Last week on Tuesday, our ASTU class had a fun and novel experience in the Rare Books and Special Collections Library in the Irving K. Barber building. The librarian went through a little introduction of the special collections, how they are qualified to be stored in this library, and archival science. Later, we worked in pairs, examining the documents in front of us. Wamaitha and I read through a few fan mails, and were surprised by the date of the mails being written. Majority of them were written in 1982, a year after Obasan was first published. Our table started the conversation on how Obasan was instantly famous during that time. Controversy of the book is definitely one major factor of the public attention received by the book. Joy Kogawa acted as the pioneer of the discourse of the treatments of Japanese Canadian in this particular period of history.

 

As we looked into the fan mails, we found that the mails are really personal. One fan mail was sent from a highschool student taking Canadian History course, asking for Kogawa’s advice on her assigned essay on the topic of the government oppressing Japanese Canadian after World War Two. Another one was attached with a verse written by the fan, who is supposedly a young generation of white Canadian. The person suggested that he shared this verse, which he wrote for a sansei friend, to show his compassion and apologetic spirit toward his fellow citizens of Japanese Canadians. These fan mails indicate how much impact Obasan has on the audiences. Readers are not reading the book simply as a novel but as a social and historical trauma that they can build connections with as they emerge themselves into the storyline.
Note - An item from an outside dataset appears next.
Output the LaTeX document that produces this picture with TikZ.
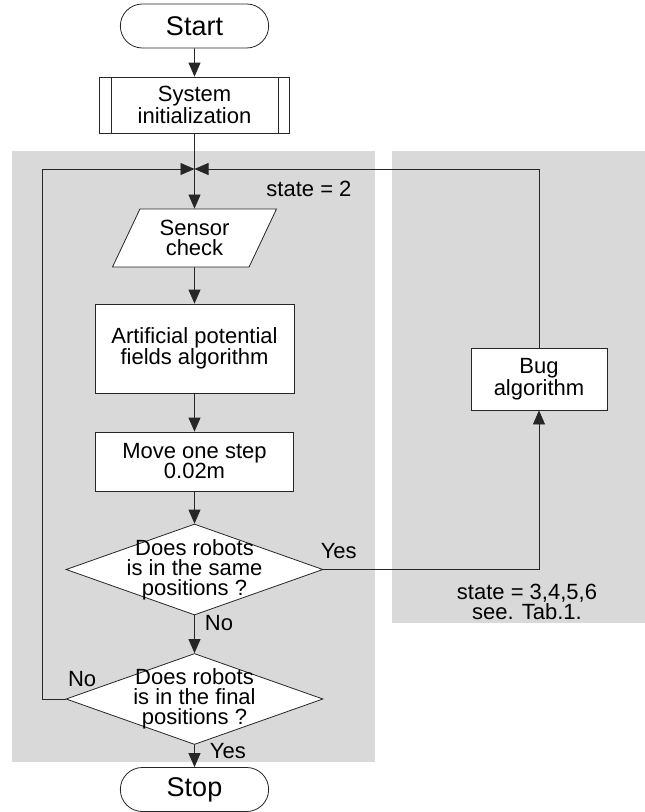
\documentclass[tikz,border=0pt]{standalone}
\usepackage{fontspec}
\setmainfont{Liberation Sans}
\usetikzlibrary{shapes.geometric,shapes.misc,arrows.meta}
\definecolor{panelgray}{HTML}{D9D9D9}
\definecolor{linegray}{HTML}{262626}
\begin{document}
\begin{tikzpicture}[x=1pt,y=-1pt,
  every node/.style={font=\fontsize{22pt}{20pt}\selectfont},
  box/.style={draw=linegray,fill=white,align=center,line width=0.8pt},
  terminal/.style={box,rounded rectangle,minimum width=155pt,minimum height=44pt,font=\fontsize{27pt}{27pt}\selectfont},
  decision/.style={box,diamond,inner sep=0pt,minimum width=257pt,minimum height=91pt},
  flow/.style={draw=linegray,line width=0.8pt,-{Triangle[length=14pt,width=12pt]}},
  lbl/.style={inner sep=0pt}]
\useasboundingbox (0,0) rectangle (645,812);
\fill[white] (0,0) rectangle (645,812);
\fill[panelgray] (12,151) rectangle (375,762);
\fill[panelgray] (392,151) rectangle (645,623);
\node[terminal] (start) at (194.5,26) {Start};
\node[box,minimum width=190pt,minimum height=56pt] (init) at (194.5,105) {System\\initialization};
\draw[linegray,line width=0.8pt] ([xshift=12pt]init.north west) -- ([xshift=12pt]init.south west)
  ([xshift=-12pt]init.north east) -- ([xshift=-12pt]init.south east);
\coordinate (join) at (194.5,169);
\coordinate (lft) at (42,169);
\node[anchor=base east] (st2) at (355,196) {state = 2};
\node[box,trapezium,trapezium left angle=57,trapezium right angle=123,trapezium stretches body,
  minimum width=164pt,minimum height=58pt] (sensor) at (194.5,238) {Sensor\\check};
\node[box,minimum width=199pt,minimum height=89pt] (apf) at (194.5,348.5) {Artificial potential\\fields algorithm};
\node[box,minimum width=198pt,minimum height=59pt] (move) at (194.5,461.5) {Move one step\\0.02m};
\node[decision,label={[align=center]center:Does robots\\is in the same\\positions ?}] (same) at (194.5,569.5) {};
\node[decision,label={[align=center]center:Does robots\\is in the final\\positions ?}] (final) at (194.5,699) {};
\node[terminal] (stop) at (194.5,789.5) {Stop};
\node[box,minimum width=136pt,minimum height=62pt] (bug) at (539,379) {Bug\\algorithm};
\node[align=center] (st3) at (527,601.5) {state = 3,4,5,6\\see. Tab.1.};
\draw[flow] (start) -- (init);
\draw[flow] (init) -- (sensor);
\draw[flow] (sensor) -- (apf);
\draw[flow] (apf) -- (move);
\draw[flow] (move) -- (same);
\draw[flow] (same) -- node[lbl,right,pos=0.2,xshift=10pt]{No} (final);
\draw[flow] (final) -- node[lbl,right,pos=0.26,xshift=15pt]{Yes} (stop);
\draw[flow] (same.east) node[lbl,above right,xshift=-3pt,yshift=10pt]{Yes} -| (bug);
\draw[flow] (bug) |- (join);
\draw[flow] (final.west) node[lbl,above right,xshift=2pt,yshift=12pt]{No} -| (lft) -- (join);
\end{tikzpicture}
\end{document}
During the discussion after we examined these documents, one group brought up the analogy of Obasan as vomit of Joy Kogawa. On Tuesday, Dr. Lugar suggested in class discussion that by vomiting the story, Kogawa was in fact healing from the trauma, and her vomit has obviously brought her plenty of positive responses and reactions from her audiences. Nevertheless, Kogawa had faced some barriers on the path of publication of Obasan. In one of the document form another group, the publisher read through the first twenty pages “cleaning them up” and gave her some suggestions on how the publisher imagined Kogawa’s work should be like. From my interpretation of this letter, the publisher was asking Kogawa to swallow back her vomit. Imagine how hurtful she felt when her book was to be edited by people who were money driven and didn’t understand the historical trauma of her community, while the main purpose of her writing this book is to convey the messages to the masses. Contrary to the readers reactions, the publisher neglected, or even denied, the value of the historical trauma transmitted in Obasan.